◆ **Written instruction**
Find the lines with the string "this" and return them.

===== Data provided

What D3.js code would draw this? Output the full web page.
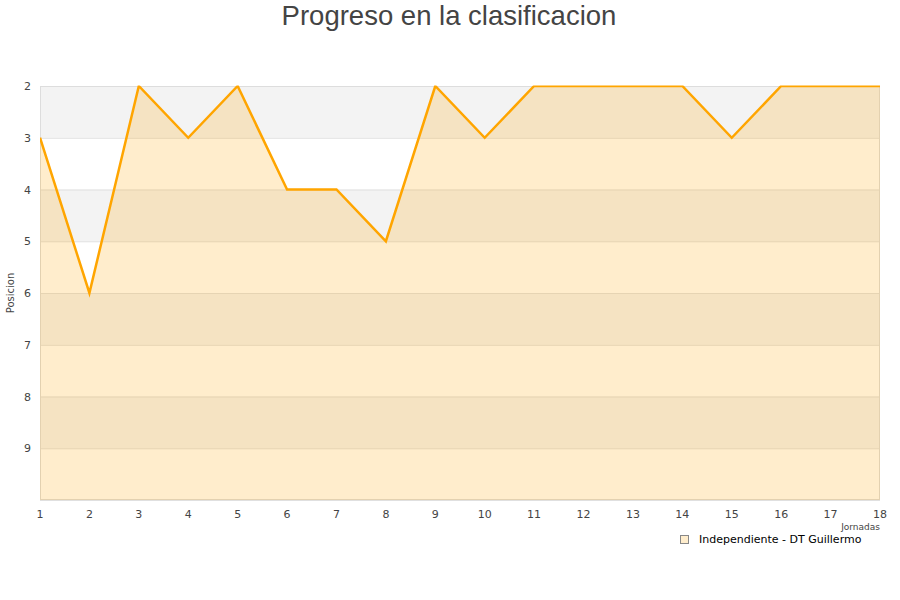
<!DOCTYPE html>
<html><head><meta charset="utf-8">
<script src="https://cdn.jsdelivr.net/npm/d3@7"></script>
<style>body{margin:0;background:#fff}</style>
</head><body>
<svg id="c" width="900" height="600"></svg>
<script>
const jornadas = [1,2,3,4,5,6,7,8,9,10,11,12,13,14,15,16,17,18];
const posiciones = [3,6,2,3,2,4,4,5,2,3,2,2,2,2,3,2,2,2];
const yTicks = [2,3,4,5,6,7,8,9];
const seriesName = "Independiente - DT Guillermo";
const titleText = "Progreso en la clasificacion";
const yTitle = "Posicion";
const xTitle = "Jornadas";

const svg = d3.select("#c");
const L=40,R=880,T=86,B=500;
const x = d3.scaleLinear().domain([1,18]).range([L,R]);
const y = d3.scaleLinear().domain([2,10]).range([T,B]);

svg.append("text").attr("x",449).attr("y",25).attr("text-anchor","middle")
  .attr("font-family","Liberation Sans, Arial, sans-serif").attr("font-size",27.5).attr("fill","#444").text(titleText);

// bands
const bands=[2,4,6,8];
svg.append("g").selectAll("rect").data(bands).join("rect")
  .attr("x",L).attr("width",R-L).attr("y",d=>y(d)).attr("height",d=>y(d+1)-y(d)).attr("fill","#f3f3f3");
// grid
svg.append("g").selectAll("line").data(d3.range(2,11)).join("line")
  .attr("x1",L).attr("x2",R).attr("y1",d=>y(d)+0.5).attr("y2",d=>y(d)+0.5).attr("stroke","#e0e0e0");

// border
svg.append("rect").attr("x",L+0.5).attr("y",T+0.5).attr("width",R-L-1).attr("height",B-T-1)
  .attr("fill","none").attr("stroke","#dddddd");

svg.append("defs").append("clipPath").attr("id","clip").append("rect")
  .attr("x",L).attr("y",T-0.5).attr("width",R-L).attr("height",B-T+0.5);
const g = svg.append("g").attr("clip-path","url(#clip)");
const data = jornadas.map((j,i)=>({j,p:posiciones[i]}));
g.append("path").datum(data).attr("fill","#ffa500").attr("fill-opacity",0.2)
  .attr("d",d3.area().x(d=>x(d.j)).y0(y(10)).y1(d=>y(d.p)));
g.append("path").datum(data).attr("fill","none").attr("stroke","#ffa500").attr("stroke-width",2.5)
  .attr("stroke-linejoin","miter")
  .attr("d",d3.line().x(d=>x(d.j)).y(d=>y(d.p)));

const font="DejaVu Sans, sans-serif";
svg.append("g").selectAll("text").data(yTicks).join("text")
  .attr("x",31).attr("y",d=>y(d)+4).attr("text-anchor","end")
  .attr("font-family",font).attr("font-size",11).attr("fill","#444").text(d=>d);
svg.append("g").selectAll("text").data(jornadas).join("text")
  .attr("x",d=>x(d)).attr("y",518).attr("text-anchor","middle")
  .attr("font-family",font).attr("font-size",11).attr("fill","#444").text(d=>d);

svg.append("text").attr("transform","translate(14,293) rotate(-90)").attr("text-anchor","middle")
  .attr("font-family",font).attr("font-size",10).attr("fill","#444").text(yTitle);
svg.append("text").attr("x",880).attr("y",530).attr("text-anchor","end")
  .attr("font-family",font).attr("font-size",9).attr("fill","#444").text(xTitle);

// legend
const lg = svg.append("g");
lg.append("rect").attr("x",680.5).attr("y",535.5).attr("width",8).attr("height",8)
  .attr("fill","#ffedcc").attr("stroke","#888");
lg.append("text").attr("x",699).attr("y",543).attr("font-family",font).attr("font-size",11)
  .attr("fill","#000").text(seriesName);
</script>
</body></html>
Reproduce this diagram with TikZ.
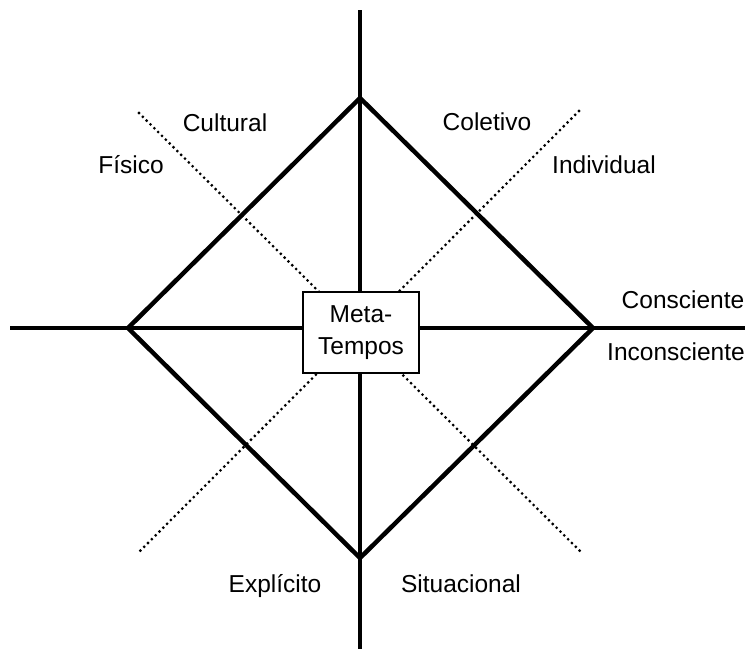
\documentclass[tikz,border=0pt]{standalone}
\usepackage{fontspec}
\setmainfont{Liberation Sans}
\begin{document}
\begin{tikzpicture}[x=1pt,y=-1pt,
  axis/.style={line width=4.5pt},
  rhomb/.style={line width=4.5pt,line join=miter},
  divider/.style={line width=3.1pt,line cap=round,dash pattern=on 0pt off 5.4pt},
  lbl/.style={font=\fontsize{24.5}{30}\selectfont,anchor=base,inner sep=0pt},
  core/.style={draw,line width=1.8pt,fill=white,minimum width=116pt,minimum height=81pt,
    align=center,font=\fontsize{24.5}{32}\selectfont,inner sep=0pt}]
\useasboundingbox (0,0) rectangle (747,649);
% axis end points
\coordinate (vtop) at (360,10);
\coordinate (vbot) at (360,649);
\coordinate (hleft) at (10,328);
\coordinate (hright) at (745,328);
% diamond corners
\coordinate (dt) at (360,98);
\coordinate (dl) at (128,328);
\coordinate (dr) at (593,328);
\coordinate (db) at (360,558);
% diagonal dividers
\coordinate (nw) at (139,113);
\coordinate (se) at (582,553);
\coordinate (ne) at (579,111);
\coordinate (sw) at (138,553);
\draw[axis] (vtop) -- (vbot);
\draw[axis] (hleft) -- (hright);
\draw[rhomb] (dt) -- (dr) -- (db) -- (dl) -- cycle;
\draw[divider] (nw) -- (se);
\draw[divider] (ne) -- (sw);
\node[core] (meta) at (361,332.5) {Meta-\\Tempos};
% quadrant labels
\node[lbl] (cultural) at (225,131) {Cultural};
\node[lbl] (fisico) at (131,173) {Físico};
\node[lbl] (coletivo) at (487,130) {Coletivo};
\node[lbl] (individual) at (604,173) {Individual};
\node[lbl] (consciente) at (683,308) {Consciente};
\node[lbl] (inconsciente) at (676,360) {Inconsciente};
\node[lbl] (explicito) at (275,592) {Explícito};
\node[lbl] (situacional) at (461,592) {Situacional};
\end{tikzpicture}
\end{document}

==========
===== Data provided

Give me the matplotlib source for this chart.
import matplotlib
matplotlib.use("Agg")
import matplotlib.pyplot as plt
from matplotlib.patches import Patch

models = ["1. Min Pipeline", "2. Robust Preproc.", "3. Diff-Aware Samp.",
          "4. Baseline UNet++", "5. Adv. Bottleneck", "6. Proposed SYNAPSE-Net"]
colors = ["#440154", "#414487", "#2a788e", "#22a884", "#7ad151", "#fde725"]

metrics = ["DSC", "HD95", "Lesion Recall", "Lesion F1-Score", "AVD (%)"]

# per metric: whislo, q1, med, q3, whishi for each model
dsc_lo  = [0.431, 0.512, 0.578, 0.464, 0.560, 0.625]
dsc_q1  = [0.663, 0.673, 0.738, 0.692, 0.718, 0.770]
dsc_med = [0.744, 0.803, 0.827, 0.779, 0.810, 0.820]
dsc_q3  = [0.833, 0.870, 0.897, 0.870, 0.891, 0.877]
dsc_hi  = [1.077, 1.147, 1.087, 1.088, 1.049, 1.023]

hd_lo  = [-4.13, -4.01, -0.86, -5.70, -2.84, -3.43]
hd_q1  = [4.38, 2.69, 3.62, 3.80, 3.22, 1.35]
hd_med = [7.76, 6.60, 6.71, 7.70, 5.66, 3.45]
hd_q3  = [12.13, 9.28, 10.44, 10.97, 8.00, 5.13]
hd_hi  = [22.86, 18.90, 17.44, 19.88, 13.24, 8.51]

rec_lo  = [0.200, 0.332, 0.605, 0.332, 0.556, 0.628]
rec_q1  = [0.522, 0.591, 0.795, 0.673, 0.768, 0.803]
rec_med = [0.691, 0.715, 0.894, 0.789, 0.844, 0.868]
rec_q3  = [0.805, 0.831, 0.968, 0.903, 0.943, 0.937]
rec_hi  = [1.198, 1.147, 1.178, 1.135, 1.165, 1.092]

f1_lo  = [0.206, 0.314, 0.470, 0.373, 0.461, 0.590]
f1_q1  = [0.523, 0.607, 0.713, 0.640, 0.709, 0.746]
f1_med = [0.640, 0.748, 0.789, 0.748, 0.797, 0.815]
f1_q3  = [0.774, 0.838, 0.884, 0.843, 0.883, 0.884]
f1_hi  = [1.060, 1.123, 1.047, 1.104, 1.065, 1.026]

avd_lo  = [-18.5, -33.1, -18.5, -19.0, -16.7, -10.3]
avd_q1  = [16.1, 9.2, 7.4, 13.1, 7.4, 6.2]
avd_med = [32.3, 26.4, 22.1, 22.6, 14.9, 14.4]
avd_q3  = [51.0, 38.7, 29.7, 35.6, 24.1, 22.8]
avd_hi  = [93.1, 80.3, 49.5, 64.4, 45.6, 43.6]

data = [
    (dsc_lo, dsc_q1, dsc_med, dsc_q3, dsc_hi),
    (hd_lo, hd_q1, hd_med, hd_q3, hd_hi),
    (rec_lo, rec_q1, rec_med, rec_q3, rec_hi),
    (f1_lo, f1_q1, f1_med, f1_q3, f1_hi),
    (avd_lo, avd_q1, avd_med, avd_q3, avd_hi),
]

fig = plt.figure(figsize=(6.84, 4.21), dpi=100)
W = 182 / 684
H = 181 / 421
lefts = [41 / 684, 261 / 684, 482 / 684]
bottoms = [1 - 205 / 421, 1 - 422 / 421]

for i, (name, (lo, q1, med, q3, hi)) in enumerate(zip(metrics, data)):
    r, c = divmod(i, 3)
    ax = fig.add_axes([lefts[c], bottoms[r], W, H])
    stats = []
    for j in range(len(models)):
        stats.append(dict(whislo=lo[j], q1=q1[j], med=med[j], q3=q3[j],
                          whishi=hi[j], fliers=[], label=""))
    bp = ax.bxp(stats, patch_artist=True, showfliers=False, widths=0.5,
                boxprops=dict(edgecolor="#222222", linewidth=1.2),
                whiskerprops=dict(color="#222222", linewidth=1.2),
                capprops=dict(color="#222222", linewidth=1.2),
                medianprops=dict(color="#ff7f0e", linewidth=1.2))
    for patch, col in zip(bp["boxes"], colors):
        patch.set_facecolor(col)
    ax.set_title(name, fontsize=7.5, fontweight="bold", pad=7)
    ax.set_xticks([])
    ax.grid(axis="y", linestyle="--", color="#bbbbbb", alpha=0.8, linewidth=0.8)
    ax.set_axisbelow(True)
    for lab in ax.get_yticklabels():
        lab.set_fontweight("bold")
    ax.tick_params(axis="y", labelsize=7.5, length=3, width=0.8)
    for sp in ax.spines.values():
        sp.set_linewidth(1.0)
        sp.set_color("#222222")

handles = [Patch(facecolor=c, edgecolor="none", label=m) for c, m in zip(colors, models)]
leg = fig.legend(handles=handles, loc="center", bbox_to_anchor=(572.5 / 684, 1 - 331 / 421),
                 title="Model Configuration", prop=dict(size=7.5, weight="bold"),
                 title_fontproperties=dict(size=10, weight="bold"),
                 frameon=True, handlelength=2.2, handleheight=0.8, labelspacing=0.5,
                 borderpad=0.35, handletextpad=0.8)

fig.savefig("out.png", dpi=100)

==========

◆ **Solution to the exercise**
What D3.js code would draw this? Output the full web page.
Reproduce this diagram with TikZ.
Give me the matplotlib source for this chart.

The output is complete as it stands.